The essay ends with the list of Gods, from Jupiter to Cupid, highest to lowest.


SteveM

ps: For the latin text, a manuscript is available online at the BnF here: https://gallica.bnf.fr/ark:/12148/btv1b ... 8d/f1.item
Immature poets imitate; mature poets steal; bad poets deface what they take, and good poets make it into something better, or at least something different.
T. S. Eliot

Re: How do you play Marziano's game?

#9
Steve wrote,
Harum vero Avium ordo est quia nulla earum species in alteram vis habet.

"Of these, none of the species of birds in the order of things has power over another [species of bird]."

[Birds of different species/suits cannot take each other.]
I like your translation, but not your paraphrase. It begs the question, which is, does species of bird = suit? I am not sure what the force of "of things" is. That is important. I think it is short for "species of bird, type of god, and anything else in that order" So I get:
Of these, none of the species of birds in a given order of things can take any species of bird in another order of things.
It is absolutely not clear where "suit" goes. It might be that order of things = suit.

Steve wrote,
Deorum vero quisque omnibus ordinibus avium et ordinum regibus praeerit.

"EACH of the gods, however, presides over ALL the orders of birds and kings of the orders."
The capitalized words are not the issue that bothers me. Here the odd thing is that he doesn't say "species of birds and kings of the species". Apparently "order" can replace "species" but not the other way around.

It seems to me that those sentences do not settle anything. Yes, every god is above every order of birds and their kings. So what? That doesn't exclude them from being in particular suits (i.e. orders) as well, for the purpose of following suit. If an eagle card is led, and the only card in the suit of Virtues you have is Jupiter, then you have to play Jupiter.

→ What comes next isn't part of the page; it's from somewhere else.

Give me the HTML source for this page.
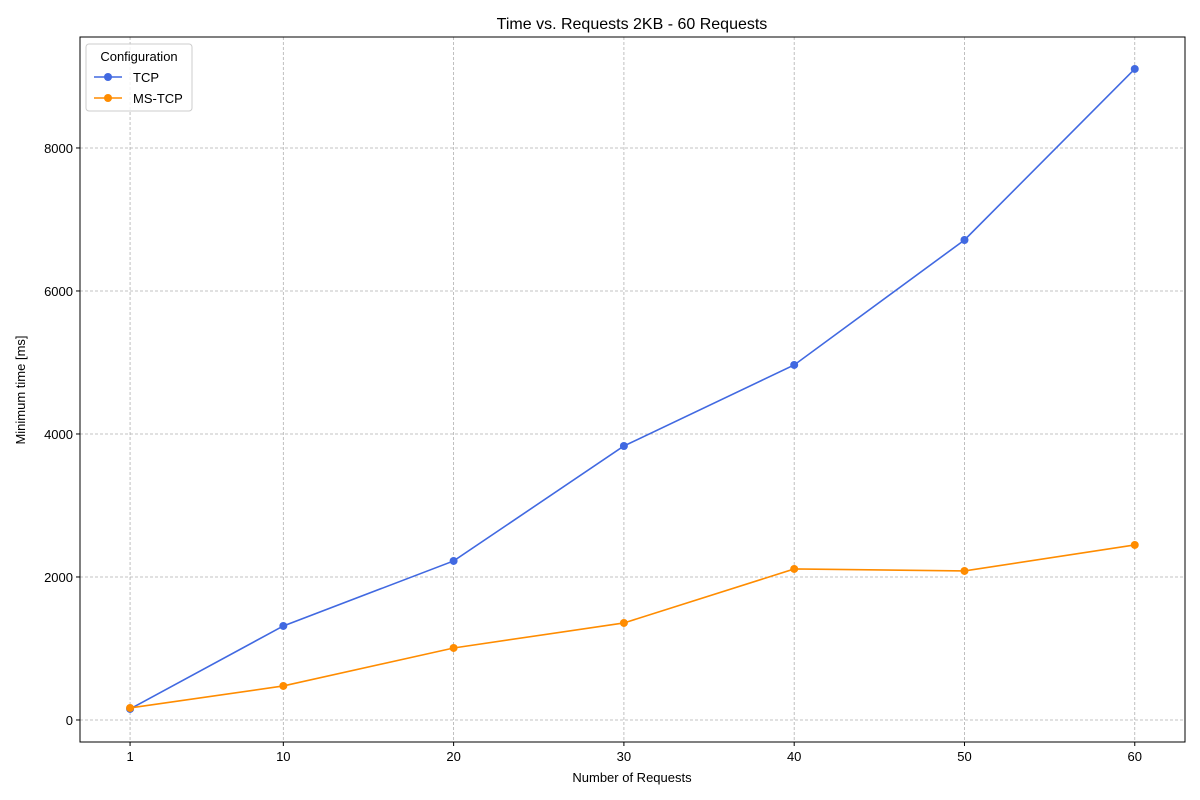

And yes, none of the species of birds in the order of things has power over another species of bird in its order. The different species of birds are in different suits, and it is the rule that birds of different suits can't win tricks when a different suit is led. In that way they are different from gods, which can win tricks even if they are not of the suit (i.e. virtues) led.

Also, when you wrote:
NB: Ordo and its conjugations ordinum, ordinibus - the word for order(s) may also be translated as rank(s), estate(s), class(es), file, line, row, troop, succession, etc., depending on context.
I think I get that from the different ways Ross and Franco translated that one sentence. What I need to know is whether every instance of "rank" and "order" in Ross's translation corresponds to a form of the word "ordo". I assume it does. If so, I will ignore the difference in wording. I remain puzzled as to why Ross felt two different words for the same word in Latin helped in the understanding of the text.

There is also the word "species", as in "species of bird." A species is within an order, although in a sense it is an order, too.

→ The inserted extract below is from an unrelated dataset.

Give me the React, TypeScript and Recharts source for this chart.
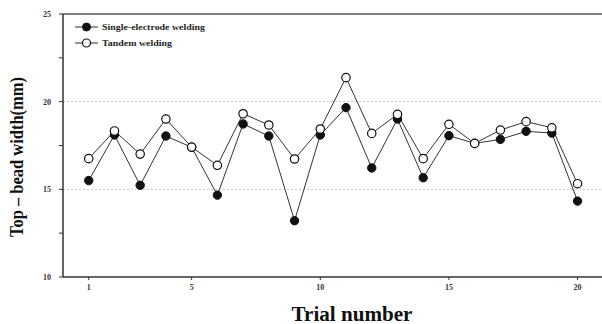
import React from "react";
import { LineChart, Line, XAxis, YAxis, ReferenceLine, Customized } from "recharts";

const trials = [1, 2, 3, 4, 5, 6, 7, 8, 9, 10, 11, 12, 13, 14, 15, 16, 17, 18, 19, 20];
const singleElectrode = [15.5, 18.1, 15.23, 18.04, 17.4, 14.67, 18.73, 18.04, 13.21, 18.1, 19.66, 16.22, 19.01, 15.66, 18.06, 17.62, 17.85, 18.31, 18.21, 14.33];
const tandem = [16.75, 18.33, 17.01, 19.01, 17.41, 16.37, 19.31, 18.67, 16.73, 18.44, 21.37, 18.19, 19.28, 16.75, 18.71, 17.62, 18.38, 18.86, 18.51, 15.32];
const xTicks = [1, 5, 10, 15, 20];
const yTicks = [10, 12.5, 15, 17.5, 20, 22.5, 25];
const gridValues = [15, 20];
const seriesNames = ["Single-electrode welding", "Tandem welding"];
const xTitle = "Trial number";
const yTitle = "Top – bead width(mm)";

const data = trials.map((t, i) => ({ trial: t, single: singleElectrode[i], tandem: tandem[i] }));

const SERIF = "'Liberation Serif', 'Times New Roman', serif";

const Overlay = () => (
  <g>
    {/* legend */}
    <line x1={75} y1={27} x2={98} y2={27} stroke="#333" strokeWidth={1} />
    <circle cx={86.5} cy={27} r={4} fill="#111" stroke="#111" />
    <text x={102} y={30} fontFamily={SERIF} fontWeight="bold" fontSize={8.5} fill="#222" textLength={103} lengthAdjust="spacingAndGlyphs">{seriesNames[0]}</text>
    <line x1={75} y1={43} x2={98} y2={43} stroke="#333" strokeWidth={1} />
    <circle cx={86.5} cy={43} r={4} fill="#fff" stroke="#111" strokeWidth={1.2} />
    <text x={102} y={46} fontFamily={SERIF} fontWeight="bold" fontSize={8.5} fill="#222" textLength={70} lengthAdjust="spacingAndGlyphs">{seriesNames[1]}</text>
    {/* axis titles */}
    <text x={352} y={321} textAnchor="middle" fontFamily={SERIF} fontWeight="bold" fontSize={20} fill="#111" textLength={121} lengthAdjust="spacingAndGlyphs">{xTitle}</text>
    <text x={0} y={0} transform="translate(23,157) rotate(-90)" textAnchor="middle" fontFamily={SERIF} fontWeight="bold" fontSize={19} fill="#111" textLength={160} lengthAdjust="spacingAndGlyphs">{yTitle}</text>
  </g>
);

export default function App() {
  return (
    <div style={{ position: "absolute", left: 0, top: 0, width: 602, height: 324, background: "#fff" }}>
      <LineChart width={602} height={324} data={data} margin={{ top: 14, right: 0, bottom: 0, left: 0 }}>
        <XAxis
          dataKey="trial"
          type="number"
          domain={[0, 20.95]}
          ticks={xTicks}
          allowDataOverflow
          height={47}
          tickSize={3}
          tickMargin={4}
          axisLine={{ stroke: "#333", strokeWidth: 1.5 }}
          tickLine={{ stroke: "#333" }}
          tick={{ fontFamily: SERIF, fontSize: 8, fontWeight: "bold", fill: "#333" }}
        />
        <YAxis
          type="number"
          domain={[10, 25]}
          ticks={yTicks}
          width={63}
          tickSize={4}
          tickMargin={8}
          interval={0}
          tickFormatter={(v: number) => (Number.isInteger(v) ? String(v) : "")}
          axisLine={{ stroke: "#333", strokeWidth: 1.5 }}
          tickLine={{ stroke: "#333" }}
          tick={{ fontFamily: SERIF, fontSize: 8, fontWeight: "bold", fill: "#333" }}
        />
        {gridValues.map((g) => (
          <ReferenceLine key={g} y={g} stroke="#c4c4c4" strokeDasharray="2 2" strokeWidth={1} />
        ))}
        <ReferenceLine y={25} stroke="#555" strokeWidth={1.5} />
        <Line
          dataKey="single"
          stroke="#333"
          strokeWidth={1}
          isAnimationActive={false}
          dot={{ r: 4.2, fill: "#111", stroke: "#111", strokeWidth: 1 }}
          activeDot={false}
        />
        <Line
          dataKey="tandem"
          stroke="#333"
          strokeWidth={1}
          isAnimationActive={false}
          dot={{ r: 4.2, fill: "#fff", stroke: "#111", strokeWidth: 1.2 }}
          activeDot={false}
        />
        <Customized component={Overlay} />
      </LineChart>
    </div>
  );
}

There is then the passage earlier in the text:
Indeed the first order, of virtues, is certain: Jupiter, Apollo, Mercury and Hercules. The second of riches, Juno, Neptune, Mars and Aeolus. The third of virginity or continence: from Pallas, Diana, Vesta and Daphne. The fourth however is of pleasure: Venus, Bacchus, Ceres and Cupid. And subordinated to these are four kinds of birds, being suited by similarity. Thus to the rank of virtues, the Eagle; of riches, the Phoenix; of continence, the Turtledove; of pleasure, the Dove. And each one obeys its own king..

I assume that "rank" is"ordo"; but "kinds" is "species", not that it matters. And "these" is "these orders".

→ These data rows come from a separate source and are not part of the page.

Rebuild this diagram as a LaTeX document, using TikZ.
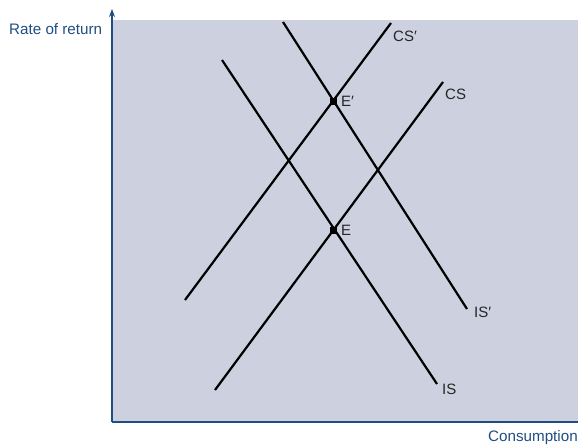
\documentclass[tikz,border=0pt]{standalone}
\usepackage{fontspec}
\setmainfont{Liberation Sans}
\usetikzlibrary{arrows.meta}
\definecolor{panel}{HTML}{CDD0DF}
\definecolor{axisblue}{HTML}{1F4E82}
\begin{document}
\begin{tikzpicture}[x=1pt,y=-1pt,
  curve/.style={line width=2.2pt,black},
  lbl/.style={anchor=west,inner sep=0pt,font=\fontsize{15}{17}\selectfont,text=black!85},
  axlbl/.style={inner sep=0pt,font=\fontsize{15.2}{17}\selectfont,text=axisblue},
  eqdot/.style={fill=black,minimum size=7pt,inner sep=0pt}]
\useasboundingbox (0,0) rectangle (578,447);
\fill[panel] (112,20) rectangle (578,422);
\coordinate (O) at (112,422);
\coordinate (Ytop) at (112,9);
\coordinate (Xend) at (578,422);
\draw[axisblue,line width=1.6pt,-{Stealth[length=8pt,width=6pt]}] (O) -- (Ytop);
\draw[axisblue,line width=1.6pt] (O) -- (Xend);
\node[axlbl,anchor=west] (ylab) at (9,29) {Rate of return};
\node[axlbl,anchor=west] (xlab) at (488,438) {Consumption};
% curves
\coordinate (cs1) at (215,390); \coordinate (cs2) at (443,82);
\coordinate (csp1) at (185,300); \coordinate (csp2) at (391,23);
\coordinate (is1) at (222,60); \coordinate (is2) at (437,384);
\coordinate (isp1) at (283,22); \coordinate (isp2) at (467,309);
\draw[curve] (cs1) -- (cs2);
\draw[curve] (csp1) -- (csp2);
\draw[curve] (is1) -- (is2);
\draw[curve] (isp1) -- (isp2);
\node[eqdot] (E) at (333,230) {};
\node[eqdot] (Ep) at (333,101) {};
\node[lbl] (Elab) at (341,230) {E};
\node[lbl] (Eplab) at (341,101) {E′};
\node[lbl] (CSlab) at (445,94) {CS};
\node[lbl] (CSplab) at (393,36) {CS′};
\node[lbl] (ISlab) at (442,389) {IS};
\node[lbl] (ISplab) at (474,312) {IS′};
\end{tikzpicture}
\end{document}
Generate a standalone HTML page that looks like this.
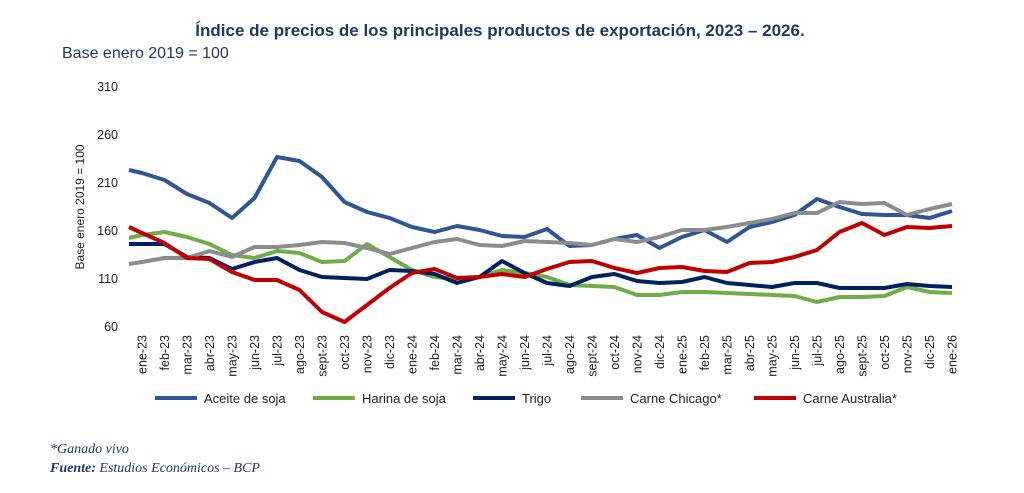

So we have two types of orders: (1) birds and their kings; and (2) gods and demigods. What unites them? I say, the suit. Ross says, the theme. What Ross calls "themes" I say could be "suits". What Ross calls "suits" I say are could be just orders of birds, one species for each suit.

Maybe it will help I will give an imaginary example of a game such as I have in mind. Let us call it "VIII Impertori". The deck has 60 cards: numbers 1-10 and a king, queen, and jack in each of four suits. In addition, each suit has an Emperor and an Empress. The suits are "Babylonian Empire", "Persian Empire", "Alexandrian Empire", and "Roman Empire". (I get this idea from an 18th century allegorization of the suits in Minchiate recently put online by Andrea.) In the game, the Imperials rule over their inferiors, who obey a strict hierarchy and have domestic powers only. The Imperials, however are always after more territory, so they can capture forces in other kingdoms. So any of the Imperials can take any of the regular suit cards. But among themselves, they have a strict hierarchy, too, because of their place in history. The Persian Empire conquered the Babylonian Empire, the Greeks under Alexander conquered the Persian Empire, and the Roman Empire conquered the Greek Empire. Among the imperials, however, the Emperors are all more powerful than any of the Empresses. So the hierarchy goes (1) R. Emperor; (2) G. Emperor; (3) P. Emperor; (4) B. Emperor; (5) R. Empress; (6) G. Empress; (7) P. Empress; (8) B. Empress. And after that, the regular cards, in the suit led.

So now if I don't have any Persian subjects in my hand, just the Emperor, if someone else leads a Persian, I have to put my house in order, so to speak, come what may, and put my P. Emperor on the table, even if I would have preferred to use him more effectively than to put down a couple of common soldiers in my own territory. Anyway, that's the game, and it seems to me that Marziano's might be similar to that one. And I am not sure that the game I have in mind is just imaginary.